IMF: Communist Course Risks Loan

A $10 billion loan to Russia from the International Monetary Fund deemed vital for meeting the 1996 federal budget would be suspended if June's presidential elections brings to power a government with a "communist approach" to economics, the fund's chief said Wednesday.


"If they are [consistent] with a communist approach, then indeed agreement would be impossible and then we would have to suspend our support," IMF Managing Director Michel Camdessus said in Washington, Reuters reported.


The threat came just one day after the IMF formally agreed to the three-year loan, its second highest credit following a $17.8 billion loan to Mexico last year. The loan is contingent upon Russia maintaining current budgetary and monetary reforms, as well as initiating widespread reforms in areas such as land ownership and banking.


Camdessus' comments are the most explicit yet demonstrating IMF concern about the possibility of change in Russian policies as a result of a communist victory and the fund's intention to see that government country's controversial loans-for-shares scheme last year.


"The program states clearly that the government will not renationalize, or increase the share of the government in privatized companies," said Camdessus, according to The Associated Press.


The terms call for the IMF to monitor compliance monthly before issuing new payments.


Camdessus said the IMF was not playing politics. "The question is what kind of policy the new government would intend to apply," he said, adding, "We will judge the situation in due time."


The size of the loan has appeared to vary over past months -- from $10.2 billion to $10.1 billion -- as IMF credits are denominated in a special unit tied to a basket of five international currencies. As the dollar moves against these currencies, so does the loan's dollar-equivalent.


The loan, to be disbursed in $340 million monthly tranches, is vital for Russia to meet its 1996 budget. That spending plan assumes $3 billion in revenue from the IMF, as well as the successful rescheduling of billions in foreign debt which largely hinges on the IMF agreement. Few doubt that a communist-style economy would violate the terms of a loan based on free-market principles.
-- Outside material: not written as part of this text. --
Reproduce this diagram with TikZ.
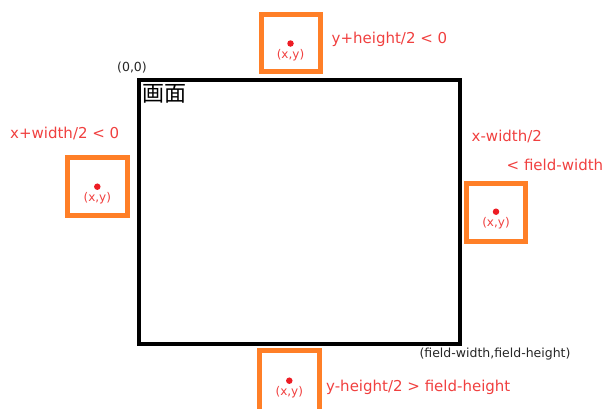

Last month when he gave tentative approval in Moscow to the massive credit, Camdessus said he was convinced a communist government would see the realities of the Russian economy and maintain the loan's conditions. Should it do otherwise, "our support will be interrupted," he said at the time.


Analysts have frequently said the IMF loan amounts to indirect support for Yeltsin less than three months before he faces his key opponent, Communist Party leader Gennady Zyuganov in the elections.


Yeltsin is under severe election-year pressure to pay wage arrears and fund social sector improvements, which he promised during a populist spending binge earlier this year.


Adding to the sense of Western support for Yeltsin were $2.7 billion in credits extended by German banks and a further $400 million by French banks earlier this month. Analysts also expect that $38 billion in debts owed to the Paris Club of governmental creditors will be rescheduled before the June election.


Most of the money is owed to Germany, whose Chancellor Helmut Kohl openly supported Yeltsin during a visit in February.


Dirk Damrau, manager of research for the Moscow investment bank Renaissance Capital, said Wednesday, "I think the decision has been made on a political level in Chancellor Kohl's office ... that a comprehensive rescheduling agreement is in the works and is supported by the German government."


Russian officials took the IMF loan as a sign of confidence, with presidential adviser Alexander Livshits stating the fund "believes in our future more than we ourselves do," Interfax reported.


First Deputy Prime Minister Vladimir Kadannikov said, "The extension of such a large credit by such an authoritative international organization opens up opportunities for a more energetic flow of investments."


With the loan's approval, attention is now focused on negotiations for rescheduling $32 billion in debts to the London Club of commercial creditors and the $38 billion owed to the Paris Club.


The IMF called on Russia's creditors to bolster its loan with debt rescheduling agreements.


"It would be expected that IMF support for the medium-term Russian economic strategy through the [loan] would be followed by a comprehensive external debt rescheduling ... that would allow Russia to avoid a cash-flow problem caused by the bunching of debt service obligations between 1996 and 2000," the fund said in a statement accompanying announcement of the loan.


Damrau said "it is convenient" the decision came while the Paris Club is meeting. "It's a very firm statement by the IMF," he said.


Markets for dollar Vneshekonombank notes -- old Soviet debt inherited by Russia and traded similar to emerging market debt bonds -- rose a quarter of a point to 34 1/4 cents to the dollar on news of the loan, Reuters reported. It had risen half a point earlier in the day before slipping.


Talks with the Paris and London clubs have been dragging of late, with the Paris Club debt deal stymied by the club's insistence on a three-year deal mirroring the IMF agreement and to be followed by a comprehensive rescheduling. The Russians want a comprehensive deal from the start.


The London Club deal, which looked all but done late last year when the group's commercial banks signed a preliminary restructuring agreement, has since slowed to a crawl after the Russians balked at some of the terms, according to a source close to the negotiations.


A meeting between the two parties scheduled for mid-March was cancelled, and a draft document outlining terms scheduled to be presented next Wednesday will probably be delayed.